Digital filtering involves manipulating one or more digital input signals in order to provide one or more digital output signals. Digital signals are a series of digital values wherein each valve represents the magnitude of a particular signal, such as an electrical signal, at a particular time. In the case of electrical signals, a digital input signal can be produced by sampling the electrical signal periodically and converting each sampled value of the signal to a digital value. Similarly, a digital output signal can be converted to an analog electrical output signal by converting the series of digital values to analog values.

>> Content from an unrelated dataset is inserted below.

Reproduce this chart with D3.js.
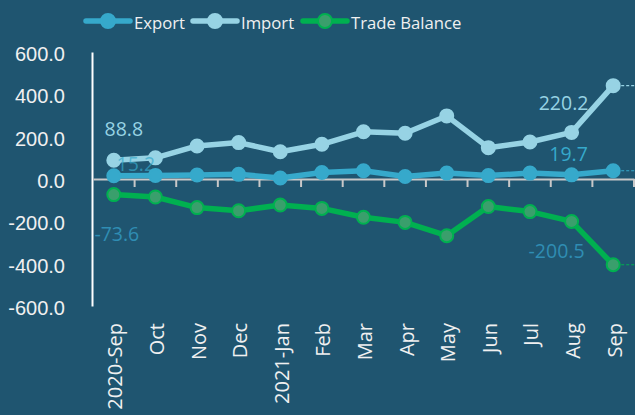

A digital filter can correspond to a known analog filter. For example, it is possible to construct a digital low-pass filter which operates in a manner equivalent to an analog low-pass filter having a resistor and a capacitor. The output signal of such a digital low-pass filter will be the input signal having high frequency components attenuated therefrom. An example of a digital low-pass filter can be represented by the following equation: EQU Y[n]=(Y[n-1]+X[n])/2
Y[n] represents a digital value indicative of the magnitude of the present value of the digital filter output. Y[n-1] represents a digital value indicative of the magnitude of the most recent digital filter output (i.e. the output of the digital filter for the previous iteration). X[n] represents a digital value indicative of the magnitude of the present input to the digital filter. For the low-pass digital filter represented by the above equation, the magnitude of the output equals one half of the sum of the magnitudes of the next most recent output and the input.

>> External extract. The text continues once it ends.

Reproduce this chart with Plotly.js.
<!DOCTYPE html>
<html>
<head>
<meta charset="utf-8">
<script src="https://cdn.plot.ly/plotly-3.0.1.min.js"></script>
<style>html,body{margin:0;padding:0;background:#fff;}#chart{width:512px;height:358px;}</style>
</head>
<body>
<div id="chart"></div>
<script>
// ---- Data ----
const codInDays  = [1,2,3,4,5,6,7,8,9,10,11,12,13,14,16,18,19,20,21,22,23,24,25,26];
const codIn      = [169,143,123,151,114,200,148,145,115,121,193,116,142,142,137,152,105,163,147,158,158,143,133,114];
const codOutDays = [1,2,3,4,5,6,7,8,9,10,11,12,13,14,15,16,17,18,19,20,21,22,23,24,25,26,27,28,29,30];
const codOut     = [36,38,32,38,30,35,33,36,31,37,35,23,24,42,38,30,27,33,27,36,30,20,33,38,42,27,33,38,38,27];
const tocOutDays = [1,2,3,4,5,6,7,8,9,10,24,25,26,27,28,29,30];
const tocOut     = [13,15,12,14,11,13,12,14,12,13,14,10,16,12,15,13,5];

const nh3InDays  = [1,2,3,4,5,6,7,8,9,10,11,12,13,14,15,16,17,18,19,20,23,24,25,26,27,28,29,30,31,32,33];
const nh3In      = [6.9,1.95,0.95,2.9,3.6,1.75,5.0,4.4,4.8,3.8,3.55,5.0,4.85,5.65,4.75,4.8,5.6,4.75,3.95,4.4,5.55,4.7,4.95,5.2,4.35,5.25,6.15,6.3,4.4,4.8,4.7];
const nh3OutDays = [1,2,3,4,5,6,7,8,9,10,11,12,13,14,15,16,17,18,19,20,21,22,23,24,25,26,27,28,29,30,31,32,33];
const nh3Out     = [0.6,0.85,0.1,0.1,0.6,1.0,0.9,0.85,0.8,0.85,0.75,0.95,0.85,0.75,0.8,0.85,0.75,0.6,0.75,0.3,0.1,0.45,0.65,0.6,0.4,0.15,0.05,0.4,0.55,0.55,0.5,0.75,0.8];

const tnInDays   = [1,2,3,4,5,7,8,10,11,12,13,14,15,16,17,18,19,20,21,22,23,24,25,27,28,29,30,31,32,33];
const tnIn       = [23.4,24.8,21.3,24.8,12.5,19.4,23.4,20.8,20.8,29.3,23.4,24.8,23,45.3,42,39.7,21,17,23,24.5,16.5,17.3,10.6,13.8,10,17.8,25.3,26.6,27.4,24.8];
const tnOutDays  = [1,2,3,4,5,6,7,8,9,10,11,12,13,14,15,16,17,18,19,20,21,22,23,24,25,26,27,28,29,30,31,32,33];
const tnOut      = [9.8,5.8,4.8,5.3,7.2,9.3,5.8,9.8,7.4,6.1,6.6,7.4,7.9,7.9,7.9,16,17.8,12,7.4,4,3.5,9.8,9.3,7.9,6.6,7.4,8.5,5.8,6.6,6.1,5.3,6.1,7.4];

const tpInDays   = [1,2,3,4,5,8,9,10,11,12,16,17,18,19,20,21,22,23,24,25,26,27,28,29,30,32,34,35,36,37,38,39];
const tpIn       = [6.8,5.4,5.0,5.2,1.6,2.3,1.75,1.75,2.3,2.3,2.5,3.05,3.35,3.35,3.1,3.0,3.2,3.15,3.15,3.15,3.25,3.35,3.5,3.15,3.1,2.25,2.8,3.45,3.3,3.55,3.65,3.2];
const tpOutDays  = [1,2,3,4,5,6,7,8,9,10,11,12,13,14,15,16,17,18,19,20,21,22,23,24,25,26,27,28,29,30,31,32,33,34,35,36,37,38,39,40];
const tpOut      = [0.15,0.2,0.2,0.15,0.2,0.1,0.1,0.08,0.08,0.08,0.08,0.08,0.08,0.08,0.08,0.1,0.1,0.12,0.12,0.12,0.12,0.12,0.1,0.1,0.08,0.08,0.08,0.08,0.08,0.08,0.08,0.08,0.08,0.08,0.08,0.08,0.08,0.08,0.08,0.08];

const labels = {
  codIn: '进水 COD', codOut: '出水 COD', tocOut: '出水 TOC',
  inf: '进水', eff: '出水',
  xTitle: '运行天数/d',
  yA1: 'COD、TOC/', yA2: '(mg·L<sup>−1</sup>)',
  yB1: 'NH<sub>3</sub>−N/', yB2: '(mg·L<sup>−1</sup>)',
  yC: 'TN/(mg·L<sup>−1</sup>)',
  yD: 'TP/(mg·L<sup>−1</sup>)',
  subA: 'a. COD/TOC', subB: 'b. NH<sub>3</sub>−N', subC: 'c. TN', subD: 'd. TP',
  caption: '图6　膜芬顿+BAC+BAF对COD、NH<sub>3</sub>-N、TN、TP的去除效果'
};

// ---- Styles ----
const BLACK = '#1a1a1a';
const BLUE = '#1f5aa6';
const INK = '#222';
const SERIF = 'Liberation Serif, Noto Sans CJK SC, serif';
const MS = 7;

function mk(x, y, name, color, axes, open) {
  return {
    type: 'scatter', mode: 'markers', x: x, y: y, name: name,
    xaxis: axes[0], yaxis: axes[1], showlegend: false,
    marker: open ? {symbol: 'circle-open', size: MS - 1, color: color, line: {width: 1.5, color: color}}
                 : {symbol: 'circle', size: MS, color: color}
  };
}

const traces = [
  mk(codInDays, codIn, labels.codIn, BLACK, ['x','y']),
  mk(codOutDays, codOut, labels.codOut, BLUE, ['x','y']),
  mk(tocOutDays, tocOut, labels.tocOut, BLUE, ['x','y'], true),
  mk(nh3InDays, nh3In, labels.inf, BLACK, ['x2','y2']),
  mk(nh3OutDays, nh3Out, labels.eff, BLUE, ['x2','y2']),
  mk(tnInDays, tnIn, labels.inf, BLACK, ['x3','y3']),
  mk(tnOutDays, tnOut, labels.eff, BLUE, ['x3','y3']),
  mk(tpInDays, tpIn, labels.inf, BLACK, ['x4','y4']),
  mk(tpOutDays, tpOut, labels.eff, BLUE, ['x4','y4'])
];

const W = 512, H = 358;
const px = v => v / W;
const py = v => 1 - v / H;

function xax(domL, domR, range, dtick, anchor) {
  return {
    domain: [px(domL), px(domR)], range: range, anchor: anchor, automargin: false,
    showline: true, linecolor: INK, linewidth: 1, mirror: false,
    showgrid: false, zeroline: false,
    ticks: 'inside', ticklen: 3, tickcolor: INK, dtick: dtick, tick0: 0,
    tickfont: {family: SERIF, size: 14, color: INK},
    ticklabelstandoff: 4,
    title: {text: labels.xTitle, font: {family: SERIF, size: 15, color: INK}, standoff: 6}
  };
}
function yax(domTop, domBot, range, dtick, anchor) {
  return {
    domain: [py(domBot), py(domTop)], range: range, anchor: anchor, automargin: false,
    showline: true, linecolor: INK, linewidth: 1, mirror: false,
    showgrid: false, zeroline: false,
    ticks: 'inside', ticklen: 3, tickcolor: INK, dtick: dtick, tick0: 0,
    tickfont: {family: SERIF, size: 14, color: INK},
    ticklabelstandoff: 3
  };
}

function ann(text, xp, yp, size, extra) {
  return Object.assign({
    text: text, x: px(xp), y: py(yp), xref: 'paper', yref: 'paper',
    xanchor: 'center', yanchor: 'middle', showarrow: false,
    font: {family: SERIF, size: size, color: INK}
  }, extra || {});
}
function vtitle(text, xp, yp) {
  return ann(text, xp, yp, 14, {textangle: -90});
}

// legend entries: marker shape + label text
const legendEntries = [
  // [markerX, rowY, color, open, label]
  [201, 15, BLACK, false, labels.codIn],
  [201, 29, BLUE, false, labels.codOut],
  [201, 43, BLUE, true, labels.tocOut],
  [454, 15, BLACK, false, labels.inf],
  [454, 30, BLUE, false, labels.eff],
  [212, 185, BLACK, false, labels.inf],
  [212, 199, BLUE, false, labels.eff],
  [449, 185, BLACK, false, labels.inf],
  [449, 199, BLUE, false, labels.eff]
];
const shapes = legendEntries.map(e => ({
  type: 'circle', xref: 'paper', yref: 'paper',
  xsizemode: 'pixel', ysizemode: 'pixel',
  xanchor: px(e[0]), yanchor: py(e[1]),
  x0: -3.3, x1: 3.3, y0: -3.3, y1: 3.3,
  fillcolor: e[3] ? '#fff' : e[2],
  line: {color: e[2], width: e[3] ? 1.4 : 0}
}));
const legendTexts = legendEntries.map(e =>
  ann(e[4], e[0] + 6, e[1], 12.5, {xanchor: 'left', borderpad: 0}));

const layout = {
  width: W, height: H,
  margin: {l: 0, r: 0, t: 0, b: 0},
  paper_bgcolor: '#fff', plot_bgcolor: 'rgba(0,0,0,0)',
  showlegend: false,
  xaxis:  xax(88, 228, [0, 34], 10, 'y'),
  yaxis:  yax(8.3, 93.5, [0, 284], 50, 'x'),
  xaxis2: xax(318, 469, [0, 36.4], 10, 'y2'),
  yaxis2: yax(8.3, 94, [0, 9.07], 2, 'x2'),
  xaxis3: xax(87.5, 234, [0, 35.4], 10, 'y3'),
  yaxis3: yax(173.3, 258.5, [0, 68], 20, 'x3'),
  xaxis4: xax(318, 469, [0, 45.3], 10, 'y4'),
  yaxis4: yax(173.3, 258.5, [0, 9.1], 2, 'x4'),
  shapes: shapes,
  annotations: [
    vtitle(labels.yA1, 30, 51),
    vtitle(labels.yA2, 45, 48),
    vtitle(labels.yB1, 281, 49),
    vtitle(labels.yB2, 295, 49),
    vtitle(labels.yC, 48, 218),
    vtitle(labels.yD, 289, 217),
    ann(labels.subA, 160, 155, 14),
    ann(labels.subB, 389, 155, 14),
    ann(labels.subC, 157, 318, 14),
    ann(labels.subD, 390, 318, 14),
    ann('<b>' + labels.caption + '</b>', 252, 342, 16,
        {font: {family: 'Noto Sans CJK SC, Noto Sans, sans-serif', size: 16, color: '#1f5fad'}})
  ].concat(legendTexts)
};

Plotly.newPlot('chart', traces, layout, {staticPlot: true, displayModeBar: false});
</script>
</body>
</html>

The flexibility of digital filters makes it possible in some instances to adjust the parameters of a filter during operation. For example, if a digital filter is implemented using computer software, then the equation that governs operation of the filter can be easily modified or replaced, thus changing characteristics of the filter. A digital filter which can be modified during operation is called an "adaptive digital filter". Adaptive digital filters are very useful in applications where the characteristics of the signal being filtered change over time.
A difficulty with adaptive digital filters is establishing criteria for modifying the filters. It is desirable to modify the filters in response to actual changes in the signal and to not modify the filters in response to spurious noise in the system. The modification mechanism needs to be relatively quick in order to respond adequately to actual signal changes. At the same time, the modification mechanism needs to be relatively slow in order to be resistant to spurious noise.

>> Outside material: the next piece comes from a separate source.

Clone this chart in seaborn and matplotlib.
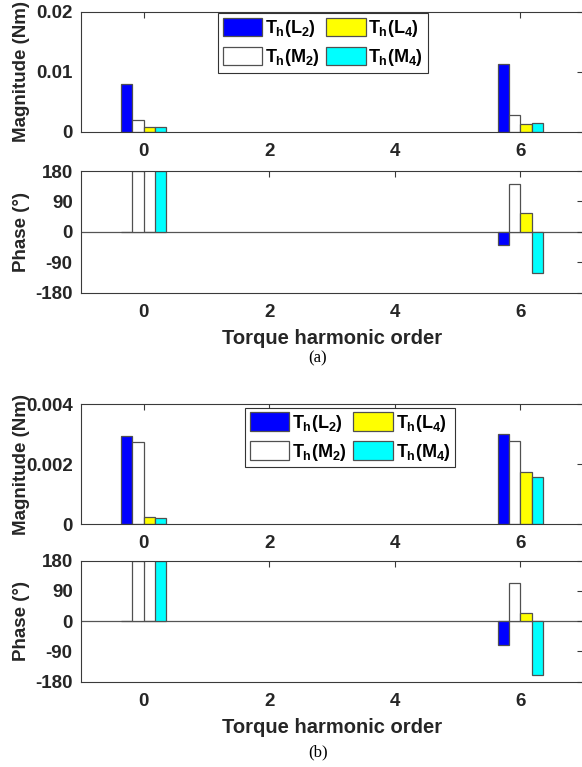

Techniques for theoretically determining the optimum rate at which an adaptive digital filter should be allowed to change are set forth in W. A. Gardner, "Nonstationary Learning Characteristics of the LMS Algorithm," IEEE Trans, on Circuits and Systems, Vol. CAS-34, No. 10, pp. 1199-1207, October 1987 and in B. Widrow, J. M. McCool, M. G. Larimore, C. R. Johnson, "Stationary and Nonstationary Learning Characteristics of the LMS Adaptive Filter," Proc. IEEE, Vol. 64, No. 8, pp. 1151-1162, August 1976. However, the Gardner and Widrow results are only theoretical because they require values of parameters which cannot be measured in real-world applications of adaptive digital filter.
There are also a variety of ad-hoc techniques for determining the optimum rate of change for an adaptive digital filter, such as that shown in U.S. Pat. No. 4,349,889 to van den Elzen et. al titled "NON-RECURSIVE FILTER HAVING ADJUSTABLE STEP-SIZE FOR EACH ITERATION". The majority of these ad hoc techniques adjust the rate according to a measure of the filter error (i.e. the difference between the actual output and the idealized output of the filter). However, this measurement does not distinguish between spurious noise, which should be ignored and hence should cause the rate of change of the adaptive filter to decrease, and an actual change in the signal being tracked, which should cause the rate of change of the adaptive filter to increase.